Dale Rekus: In Point Loma, we prune hybrid teas and grandifloras back to between 18 to 30 inches high, depending on the plant. We also thin the canes to three to five canes per plant. We finish them by stripping off all the remaining leaves.

Walter Andersen: Rose pruning, best to do in December or January. Don't worry if leaves haven't dropped, they will be fine. For hybrid tea roses (most popular) find 3 to 4 strongest canes prune to 12" to 14" just above a bud that faces out from the center. Remove all of the other canes. If canes are crossed, remove the weaker cane. For grandiflora types same as above, but perhaps a little taller, 14" to 16" tall. For floribundas, pick the 6 strongest canes, prune to about 12" tall, and remove the rest of the smaller canes. Carpet roses for ground cover, just use a hedge shear and cut them back to about 8" to 10" from the ground.

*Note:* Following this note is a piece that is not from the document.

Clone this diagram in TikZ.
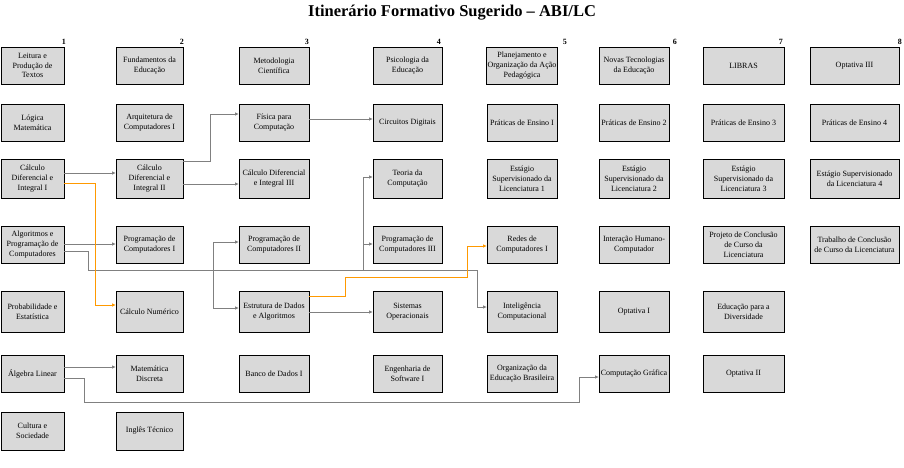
\documentclass[tikz,border=0pt]{standalone}
\usepackage{fontspec}
\setmainfont{Liberation Serif}
\usetikzlibrary{arrows.meta,shadows}
\definecolor{boxgray}{RGB}{217,217,217}
\definecolor{linegray}{RGB}{128,128,128}
\definecolor{lineorange}{RGB}{255,153,0}
\tikzset{
  box/.style={draw=black, fill=boxgray, line width=0.6pt, inner sep=1pt, outer sep=0pt,
    align=center, font=\fontsize{8}{9.8}\selectfont,
    drop shadow={shadow xshift=1pt, shadow yshift=-1pt, opacity=1, fill=black}},
  cA/.style={minimum width=63pt}, cB/.style={minimum width=67pt},
  cC/.style={minimum width=70pt}, cD/.style={minimum width=69pt},
  cE/.style={minimum width=70pt}, cF/.style={minimum width=70pt},
  cG/.style={minimum width=81pt}, cH/.style={minimum width=89pt},
  rA/.style={minimum height=37pt}, rB/.style={minimum height=37pt},
  rC/.style={minimum height=39pt}, rD/.style={minimum height=37pt},
  rE/.style={minimum height=41pt}, rF/.style={minimum height=37pt},
  rG/.style={minimum height=38pt},
  conn/.style={draw=linegray, line width=0.8pt, -{Latex[length=4pt,width=3.5pt]}},
  connO/.style={draw=lineorange, line width=1pt, -{Latex[length=4pt,width=3.5pt]}},
  semnum/.style={font=\bfseries\fontsize{8}{9}\selectfont, anchor=east, inner sep=0pt},
  titlestyle/.style={font=\bfseries\fontsize{16.5}{18}\selectfont, inner sep=0pt}
}
\begin{document}
\begin{tikzpicture}[x=1pt,y=-1pt]
\useasboundingbox (0,0) rectangle (904,468);
\node[titlestyle] (title) at (452,13) {Itinerário Formativo Sugerido -- ABI/LC};
% semester numbers
\node[semnum] (n1) at (66,42) {1};
\node[semnum] (n2) at (184,42) {2};
\node[semnum] (n3) at (309,42) {3};
\node[semnum] (n4) at (441,42) {4};
\node[semnum] (n5) at (567,42) {5};
\node[semnum] (n6) at (677,42) {6};
\node[semnum] (n7) at (783,42) {7};
\node[semnum] (n8) at (902,42) {8};
% row 1
\node[box,cA,rA] (c1r1) at (32.5,65.5) {Leitura e\\Produção de\\Textos};
\node[box,cB,rA] (c2r1) at (149.5,65.5) {Fundamentos da\\Educação};
\node[box,cC,rA] (c3r1) at (274,65.5) {Metodologia\\Científica};
\node[box,cD,rA] (c4r1) at (407.5,65.5) {Psicologia da\\Educação};
\node[box,cE,rA] (c5r1) at (522,65.5) {Planejamento e\\Organização da Ação\\Pedagógica};
\node[box,cF,rA] (c6r1) at (634,65.5) {Novas Tecnologias\\da Educação};
\node[box,cG,rA] (c7r1) at (743.5,65.5) {LIBRAS};
\node[box,cH,rA] (c8r1) at (854.5,65.5) {Optativa III};
% row 2
\node[box,cA,rB] (c1r2) at (32.5,122.5) {Lógica\\Matemática};
\node[box,cB,rB] (c2r2) at (149.5,122.5) {Arquitetura de\\Computadores I};
\node[box,cC,rB] (c3r2) at (274,122.5) {Física para\\Computação};
\node[box,cD,rB] (c4r2) at (407.5,122.5) {Circuitos Digitais};
\node[box,cE,rB] (c5r2) at (522,122.5) {Práticas de Ensino I};
\node[box,cF,rB] (c6r2) at (634,122.5) {Práticas de Ensino 2};
\node[box,cG,rB] (c7r2) at (743.5,122.5) {Práticas de Ensino 3};
\node[box,cH,rB] (c8r2) at (854.5,122.5) {Práticas de Ensino 4};
% row 3
\node[box,cA,rC] (c1r3) at (32.5,178.5) {Cálculo\\Diferencial e\\Integral I};
\node[box,cB,rC] (c2r3) at (149.5,178.5) {Cálculo\\Diferencial e\\Integral II};
\node[box,cC,rC] (c3r3) at (274,178.5) {Cálculo Diferencial\\e Integral III};
\node[box,cD,rC] (c4r3) at (407.5,178.5) {Teoria da\\Computação};
\node[box,cE,rC] (c5r3) at (522,178.5) {Estágio\\Supervisionado da\\Licenciatura 1};
\node[box,cF,rC] (c6r3) at (634,178.5) {Estágio\\Supervisionado da\\Licenciatura 2};
\node[box,cG,rC] (c7r3) at (743.5,178.5) {Estágio\\Supervisionado da\\Licenciatura 3};
\node[box,cH,rC] (c8r3) at (854.5,178.5) {Estágio Supervisionado\\da Licenciatura 4};
% row 4
\node[box,cA,rD] (c1r4) at (32.5,244.5) {Algoritmos e\\Programação de\\Computadores};
\node[box,cB,rD] (c2r4) at (149.5,244.5) {Programação de\\Computadores I};
\node[box,cC,rD] (c3r4) at (274,244.5) {Programação de\\Computadores II};
\node[box,cD,rD] (c4r4) at (407.5,244.5) {Programação de\\Computadores III};
\node[box,cE,rD] (c5r4) at (522,244.5) {Redes de\\Computadores I};
\node[box,cF,rD] (c6r4) at (634,244.5) {Interação Humano-\\Computador};
\node[box,cG,rD] (c7r4) at (743.5,244.5) {Projeto de Conclusão\\de Curso da\\Licenciatura};
\node[box,cH,rD] (c8r4) at (854.5,244.5) {Trabalho de Conclusão\\de Curso da Licenciatura};
% row 5
\node[box,cA,rE] (c1r5) at (32.5,311.5) {Probabilidade e\\Estatística};
\node[box,cB,rE] (c2r5) at (149.5,311.5) {Cálculo Numérico};
\node[box,cC,rE] (c3r5) at (274,311.5) {Estrutura de Dados\\e Algoritmos};
\node[box,cD,rE] (c4r5) at (407.5,311.5) {Sistemas\\Operacionais};
\node[box,cE,rE] (c5r5) at (522,311.5) {Inteligência\\Computacional};
\node[box,cF,rE] (c6r5) at (634,311.5) {Optativa I};
\node[box,cG,rE] (c7r5) at (743.5,311.5) {Educação para a\\Diversidade};
% row 6
\node[box,cA,rF] (c1r6) at (32.5,373.5) {Álgebra Linear};
\node[box,cB,rF] (c2r6) at (149.5,373.5) {Matemática\\Discreta};
\node[box,cC,rF] (c3r6) at (274,373.5) {Banco de Dados I};
\node[box,cD,rF] (c4r6) at (407.5,373.5) {Engenharia de\\Software I};
\node[box,cE,rF] (c5r6) at (522,373.5) {Organização da\\Educação Brasileira};
\node[box,cF,rF] (c6r6) at (634,373.5) {Computação Gráfica};
\node[box,cG,rF] (c7r6) at (743.5,373.5) {Optativa II};
% row 7
\node[box,cA,rG] (c1r7) at (32.5,431) {Cultura e\\Sociedade};
\node[box,cB,rG] (c2r7) at (149.5,431) {Inglês Técnico};
% bus coordinates
\coordinate (b1) at (88,270);
\coordinate (b2) at (213,270);
\coordinate (b3) at (363,270);
\coordinate (b4) at (477,270);
\coordinate (o1) at (345,277);
\coordinate (o2) at (467,277);
\coordinate (g1) at (84,402);
\coordinate (g2) at (579,402);
% gray connectors
\draw[conn] ([yshift=5.5pt]c1r3.east) -- ([yshift=5.5pt]c2r3.west);
\draw[conn] ([yshift=-5.5pt]c2r3.east) -- ([yshift=-5.5pt]c3r3.west);
\draw[conn] ([yshift=17pt]c2r3.east) -- ++(27,0) |- ([yshift=8.5pt]c3r2.west);
\draw[conn] ([yshift=3.5pt]c3r2.east) -- ([yshift=3.5pt]c4r2.west);
\draw[conn] ([yshift=0.5pt]c1r4.east) -- ([yshift=0.5pt]c2r4.west);
\draw[conn] ([yshift=-6.5pt]c1r4.east) -| (b1) -- (b4) |- ([yshift=4.5pt]c5r5.west);
\draw[conn] (b2) |- ([yshift=2.5pt]c3r4.west);
\draw[conn] (b2) |- ([yshift=3.5pt]c3r5.west);
\draw[conn] (b3) |- ([yshift=1.5pt]c4r3.west);
\draw[conn] (b3) |- ([yshift=0.5pt]c4r4.west);
\draw[conn] ([yshift=-0.5pt]c3r5.east) -- ([yshift=-0.5pt]c4r5.west);
\draw[conn] ([yshift=6.5pt]c1r6.east) -- ([yshift=6.5pt]c2r6.west);
\draw[conn] ([yshift=-4.5pt]c1r6.east) -| (g1) -- (g2) |- ([yshift=-3.5pt]c6r6.west);
% orange connectors
\draw[connO] ([yshift=-4.5pt]c1r3.east) -- ++(31,0) |- ([yshift=6.5pt]c2r5.west);
\draw[connO] ([yshift=15.5pt]c3r5.east) -| (o1) -- (o2) |- ([yshift=-1.5pt]c5r4.west);
\end{tikzpicture}
\end{document}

Dormant spray with a copper spray to kill rust and mildew spores.

Fertilize with Ada Perry's Magic Formula to get them off to a great start. 1 cup for smaller plants, 2 cups for larger plants. Start feeding monthly with GroPower until September.

Cathy Tylka: Well, I prune my roses all year long, I try to go down 7 side shoots whenever I do this, as I read about this method about 40 years ago and it works for me. My roses come out single stemmed and fuller and it seems to push them to produce. I know this doesn't sound scientific, but that's what works in hot Escondido.

**Our readers were right. That was a typo. Should have read 3'.